══ MATERIAL

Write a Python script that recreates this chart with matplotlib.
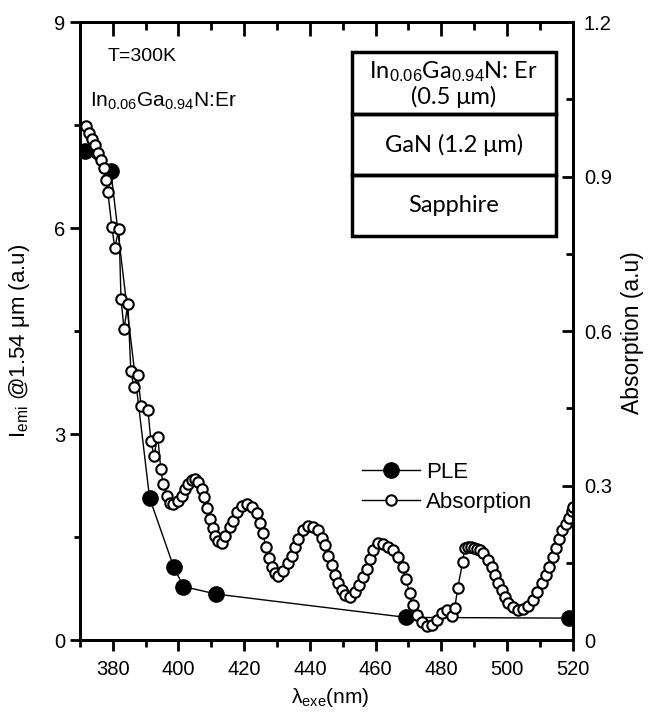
import matplotlib
matplotlib.use("Agg")
import matplotlib.pyplot as plt
from matplotlib.patches import Rectangle
from matplotlib.ticker import MultipleLocator, FuncFormatter

plt.rcParams["font.family"] = ["Liberation Sans", "DejaVu Sans"]
plt.rcParams["mathtext.fontset"] = "custom"
plt.rcParams["mathtext.rm"] = "Liberation Sans"
plt.rcParams["mathtext.it"] = "Liberation Sans:italic"

# ---- PLE (left axis) ----
ple_wl = [371.5, 379.4, 391.2, 398.5, 401.5, 411.5, 469.4, 519.0]
ple_int = [7.12, 6.83, 2.07, 1.07, 0.78, 0.67, 0.33, 0.32]

# ---- absorption (right axis) ----
abs_wl = [371.8, 372.7, 373.7, 374.6, 375.5, 376.4, 377.3, 377.9, 378.5, 379.7,
          380.6, 381.9, 382.5, 383.4, 384.6, 385.5, 386.4, 387.6, 388.6, 390.7,
          391.6, 392.5, 393.7, 394.6, 395.3, 396.5, 397.4, 398.3, 399.8, 401.0,
          401.9, 402.9, 404.1, 405.0, 405.9, 407.1, 407.7, 408.6, 409.5, 410.5,
          411.1, 412.0, 413.2, 414.1, 415.6, 416.5, 417.8, 419.3, 420.8, 422.3,
          423.8, 424.8, 425.7, 426.6, 427.5, 428.4, 429.3, 430.2, 431.8, 433.3,
          434.5, 435.4, 436.3, 437.8, 439.4, 440.9, 442.4, 443.6, 444.5, 445.4,
          446.7, 447.6, 448.5, 449.7, 450.6, 452.1, 453.7, 454.9, 456.1, 457.3,
          458.2, 459.1, 460.7, 462.2, 463.7, 465.2, 466.7, 468.3, 469.2, 470.4,
          471.3, 472.5, 474.0, 475.6, 477.1, 478.6, 480.1, 481.7, 483.2, 484.1,
          485.0, 486.5, 487.1, 488.0, 489.0, 489.9, 490.8, 491.7, 492.6, 494.1,
          495.3, 496.3, 497.2, 498.4, 499.3, 500.2, 501.7, 503.3, 504.8, 506.3,
          507.8, 509.0, 510.6, 511.8, 512.7, 513.9, 514.8, 515.7, 516.9, 517.9,
          518.8, 519.7, 520.0]
abs_val = [0.998, 0.985, 0.973, 0.961, 0.946, 0.932, 0.917, 0.894, 0.870, 0.803,
           0.762, 0.799, 0.662, 0.605, 0.652, 0.522, 0.491, 0.515, 0.455, 0.447,
           0.387, 0.358, 0.395, 0.333, 0.304, 0.280, 0.267, 0.265, 0.271, 0.280,
           0.294, 0.304, 0.311, 0.313, 0.306, 0.294, 0.277, 0.257, 0.236, 0.217,
           0.203, 0.193, 0.188, 0.203, 0.219, 0.232, 0.248, 0.261, 0.265, 0.259,
           0.246, 0.228, 0.207, 0.180, 0.159, 0.141, 0.130, 0.124, 0.135, 0.149,
           0.164, 0.180, 0.197, 0.213, 0.222, 0.220, 0.213, 0.199, 0.184, 0.164,
           0.145, 0.126, 0.110, 0.097, 0.087, 0.083, 0.093, 0.106, 0.122, 0.139,
           0.157, 0.174, 0.188, 0.186, 0.180, 0.174, 0.161, 0.141, 0.118, 0.091,
           0.068, 0.048, 0.035, 0.027, 0.029, 0.039, 0.052, 0.058, 0.046, 0.062,
           0.101, 0.151, 0.178, 0.180, 0.180, 0.178, 0.176, 0.174, 0.170, 0.155,
           0.141, 0.126, 0.110, 0.097, 0.083, 0.072, 0.064, 0.058, 0.060, 0.066,
           0.077, 0.093, 0.110, 0.126, 0.141, 0.161, 0.178, 0.197, 0.213, 0.226,
           0.238, 0.251, 0.259]

layers = [r"In$_{0.06}$Ga$_{0.94}$N: Er" + "\n(0.5 μm)", "GaN (1.2 μm)", "Sapphire"]

fig = plt.figure(figsize=(6.5, 7.12), dpi=100)
ax = fig.add_axes([0.123, 0.101, 0.758, 0.868])
ax2 = ax.twinx()
ax3 = ax.twiny()  # only for the inward top ticks

l1, = ax.plot(ple_wl, ple_int, "-", color="black", lw=1.0, marker="o",
              ms=11, mfc="black", mec="black", label="PLE")
l2, = ax2.plot(abs_wl, abs_val, "-", color="black", lw=1.0, marker="o",
               ms=7.5, mfc="white", mec="black", mew=1.5, label="Absorption")

ax.set_xlim(370, 520)
ax3.set_xlim(370, 520)
ax.set_ylim(0, 9)
ax2.set_ylim(0, 1.2)

for a in (ax, ax3):
    a.xaxis.set_major_locator(MultipleLocator(20))
    a.xaxis.set_minor_locator(MultipleLocator(10))
ax.yaxis.set_major_locator(MultipleLocator(3))
ax.yaxis.set_minor_locator(MultipleLocator(1.5))
ax2.yaxis.set_major_locator(MultipleLocator(0.3))
ax2.yaxis.set_minor_locator(MultipleLocator(0.15))
ax2.yaxis.set_major_formatter(FuncFormatter(lambda v, p: "0" if abs(v) < 1e-9 else f"{v:.1f}"))

for a in (ax, ax2, ax3):
    for s in a.spines.values():
        s.set_linewidth(2.0)

ax.tick_params(which="both", labelsize=14.5, width=2.0, direction="out")
ax.tick_params(axis="x", which="major", length=8, pad=6)
ax.tick_params(axis="x", which="minor", length=5)
ax.tick_params(axis="y", which="major", length=7)
ax.tick_params(axis="y", which="minor", length=4)
ax2.tick_params(which="both", labelsize=14.5, width=2.0, direction="in")
ax2.tick_params(which="major", length=8, pad=8)
ax2.tick_params(which="minor", length=5)
ax3.tick_params(which="both", width=2.0, direction="in", labeltop=False)
ax3.tick_params(which="major", length=10)
ax3.tick_params(which="minor", length=6)

# labels
fig.text(20 / 650, 1 - 341 / 712, r"I$_{\rm emi}$ @1.54 μm (a.u)", rotation=90,
         ha="center", va="center", fontsize=16)
fig.text(632 / 650, 1 - 333 / 712, "Absorption (a.u)", rotation=90,
         ha="center", va="center", fontsize=16.5)
fig.text(330 / 650, 1 - 686 / 712, r"λ$_{\rm exe}$(nm)", ha="center", va="top",
         fontsize=15)

ax.text(378.5, 8.5, "T=300K", fontsize=14, ha="left", va="center")
ax.text(373.0, 7.85, r"In$_{0.06}$Ga$_{0.94}$N:Er", fontsize=15, ha="left",
        va="center")

# layer stack inset
x0, x1 = 0.552, 0.966
edges = [0.951, 0.851, 0.752, 0.654]
for i, name in enumerate(layers):
    tp, bt = edges[i], edges[i + 1]
    ax.add_patch(Rectangle((x0, bt), x1 - x0, tp - bt, transform=ax.transAxes,
                           fill=False, lw=2.5, ec="black", zorder=5))
    ax.text((x0 + x1) / 2, (tp + bt) / 2, name, transform=ax.transAxes,
            ha="center", va="center", fontsize=17, linespacing=1.1,
            family=["Lato", "DejaVu Sans"], zorder=6)

ax2.legend([l1, l2], ["PLE", "Absorption"], loc="upper left",
           bbox_to_anchor=(0.572, 0.288), frameon=False, fontsize=16,
           handlelength=2.6, handletextpad=0.3, borderpad=0, borderaxespad=0,
           labelspacing=0.4)

fig.savefig("out.png", dpi=100)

════

Reproduce the material above verbatim; omit every picture.

Write a Python script that recreates this chart with matplotlib.
import matplotlib
matplotlib.use("Agg")
import matplotlib.pyplot as plt
from matplotlib.patches import Rectangle
from matplotlib.ticker import MultipleLocator, FuncFormatter

plt.rcParams["font.family"] = ["Liberation Sans", "DejaVu Sans"]
plt.rcParams["mathtext.fontset"] = "custom"
plt.rcParams["mathtext.rm"] = "Liberation Sans"
plt.rcParams["mathtext.it"] = "Liberation Sans:italic"

# ---- PLE (left axis) ----
ple_wl = [371.5, 379.4, 391.2, 398.5, 401.5, 411.5, 469.4, 519.0]
ple_int = [7.12, 6.83, 2.07, 1.07, 0.78, 0.67, 0.33, 0.32]

# ---- absorption (right axis) ----
abs_wl = [371.8, 372.7, 373.7, 374.6, 375.5, 376.4, 377.3, 377.9, 378.5, 379.7,
          380.6, 381.9, 382.5, 383.4, 384.6, 385.5, 386.4, 387.6, 388.6, 390.7,
          391.6, 392.5, 393.7, 394.6, 395.3, 396.5, 397.4, 398.3, 399.8, 401.0,
          401.9, 402.9, 404.1, 405.0, 405.9, 407.1, 407.7, 408.6, 409.5, 410.5,
          411.1, 412.0, 413.2, 414.1, 415.6, 416.5, 417.8, 419.3, 420.8, 422.3,
          423.8, 424.8, 425.7, 426.6, 427.5, 428.4, 429.3, 430.2, 431.8, 433.3,
          434.5, 435.4, 436.3, 437.8, 439.4, 440.9, 442.4, 443.6, 444.5, 445.4,
          446.7, 447.6, 448.5, 449.7, 450.6, 452.1, 453.7, 454.9, 456.1, 457.3,
          458.2, 459.1, 460.7, 462.2, 463.7, 465.2, 466.7, 468.3, 469.2, 470.4,
          471.3, 472.5, 474.0, 475.6, 477.1, 478.6, 480.1, 481.7, 483.2, 484.1,
          485.0, 486.5, 487.1, 488.0, 489.0, 489.9, 490.8, 491.7, 492.6, 494.1,
          495.3, 496.3, 497.2, 498.4, 499.3, 500.2, 501.7, 503.3, 504.8, 506.3,
          507.8, 509.0, 510.6, 511.8, 512.7, 513.9, 514.8, 515.7, 516.9, 517.9,
          518.8, 519.7, 520.0]
abs_val = [0.998, 0.985, 0.973, 0.961, 0.946, 0.932, 0.917, 0.894, 0.870, 0.803,
           0.762, 0.799, 0.662, 0.605, 0.652, 0.522, 0.491, 0.515, 0.455, 0.447,
           0.387, 0.358, 0.395, 0.333, 0.304, 0.280, 0.267, 0.265, 0.271, 0.280,
           0.294, 0.304, 0.311, 0.313, 0.306, 0.294, 0.277, 0.257, 0.236, 0.217,
           0.203, 0.193, 0.188, 0.203, 0.219, 0.232, 0.248, 0.261, 0.265, 0.259,
           0.246, 0.228, 0.207, 0.180, 0.159, 0.141, 0.130, 0.124, 0.135, 0.149,
           0.164, 0.180, 0.197, 0.213, 0.222, 0.220, 0.213, 0.199, 0.184, 0.164,
           0.145, 0.126, 0.110, 0.097, 0.087, 0.083, 0.093, 0.106, 0.122, 0.139,
           0.157, 0.174, 0.188, 0.186, 0.180, 0.174, 0.161, 0.141, 0.118, 0.091,
           0.068, 0.048, 0.035, 0.027, 0.029, 0.039, 0.052, 0.058, 0.046, 0.062,
           0.101, 0.151, 0.178, 0.180, 0.180, 0.178, 0.176, 0.174, 0.170, 0.155,
           0.141, 0.126, 0.110, 0.097, 0.083, 0.072, 0.064, 0.058, 0.060, 0.066,
           0.077, 0.093, 0.110, 0.126, 0.141, 0.161, 0.178, 0.197, 0.213, 0.226,
           0.238, 0.251, 0.259]

layers = [r"In$_{0.06}$Ga$_{0.94}$N: Er" + "\n(0.5 μm)", "GaN (1.2 μm)", "Sapphire"]

fig = plt.figure(figsize=(6.5, 7.12), dpi=100)
ax = fig.add_axes([0.123, 0.101, 0.758, 0.868])
ax2 = ax.twinx()
ax3 = ax.twiny()  # only for the inward top ticks

l1, = ax.plot(ple_wl, ple_int, "-", color="black", lw=1.0, marker="o",
              ms=11, mfc="black", mec="black", label="PLE")
l2, = ax2.plot(abs_wl, abs_val, "-", color="black", lw=1.0, marker="o",
               ms=7.5, mfc="white", mec="black", mew=1.5, label="Absorption")

ax.set_xlim(370, 520)
ax3.set_xlim(370, 520)
ax.set_ylim(0, 9)
ax2.set_ylim(0, 1.2)

for a in (ax, ax3):
    a.xaxis.set_major_locator(MultipleLocator(20))
    a.xaxis.set_minor_locator(MultipleLocator(10))
ax.yaxis.set_major_locator(MultipleLocator(3))
ax.yaxis.set_minor_locator(MultipleLocator(1.5))
ax2.yaxis.set_major_locator(MultipleLocator(0.3))
ax2.yaxis.set_minor_locator(MultipleLocator(0.15))
ax2.yaxis.set_major_formatter(FuncFormatter(lambda v, p: "0" if abs(v) < 1e-9 else f"{v:.1f}"))

for a in (ax, ax2, ax3):
    for s in a.spines.values():
        s.set_linewidth(2.0)

ax.tick_params(which="both", labelsize=14.5, width=2.0, direction="out")
ax.tick_params(axis="x", which="major", length=8, pad=6)
ax.tick_params(axis="x", which="minor", length=5)
ax.tick_params(axis="y", which="major", length=7)
ax.tick_params(axis="y", which="minor", length=4)
ax2.tick_params(which="both", labelsize=14.5, width=2.0, direction="in")
ax2.tick_params(which="major", length=8, pad=8)
ax2.tick_params(which="minor", length=5)
ax3.tick_params(which="both", width=2.0, direction="in", labeltop=False)
ax3.tick_params(which="major", length=10)
ax3.tick_params(which="minor", length=6)

# labels
fig.text(20 / 650, 1 - 341 / 712, r"I$_{\rm emi}$ @1.54 μm (a.u)", rotation=90,
         ha="center", va="center", fontsize=16)
fig.text(632 / 650, 1 - 333 / 712, "Absorption (a.u)", rotation=90,
         ha="center", va="center", fontsize=16.5)
fig.text(330 / 650, 1 - 686 / 712, r"λ$_{\rm exe}$(nm)", ha="center", va="top",
         fontsize=15)

ax.text(378.5, 8.5, "T=300K", fontsize=14, ha="left", va="center")
ax.text(373.0, 7.85, r"In$_{0.06}$Ga$_{0.94}$N:Er", fontsize=15, ha="left",
        va="center")

# layer stack inset
x0, x1 = 0.552, 0.966
edges = [0.951, 0.851, 0.752, 0.654]
for i, name in enumerate(layers):
    tp, bt = edges[i], edges[i + 1]
    ax.add_patch(Rectangle((x0, bt), x1 - x0, tp - bt, transform=ax.transAxes,
                           fill=False, lw=2.5, ec="black", zorder=5))
    ax.text((x0 + x1) / 2, (tp + bt) / 2, name, transform=ax.transAxes,
            ha="center", va="center", fontsize=17, linespacing=1.1,
            family=["Lato", "DejaVu Sans"], zorder=6)

ax2.legend([l1, l2], ["PLE", "Absorption"], loc="upper left",
           bbox_to_anchor=(0.572, 0.288), frameon=False, fontsize=16,
           handlelength=2.6, handletextpad=0.3, borderpad=0, borderaxespad=0,
           labelspacing=0.4)

fig.savefig("out.png", dpi=100)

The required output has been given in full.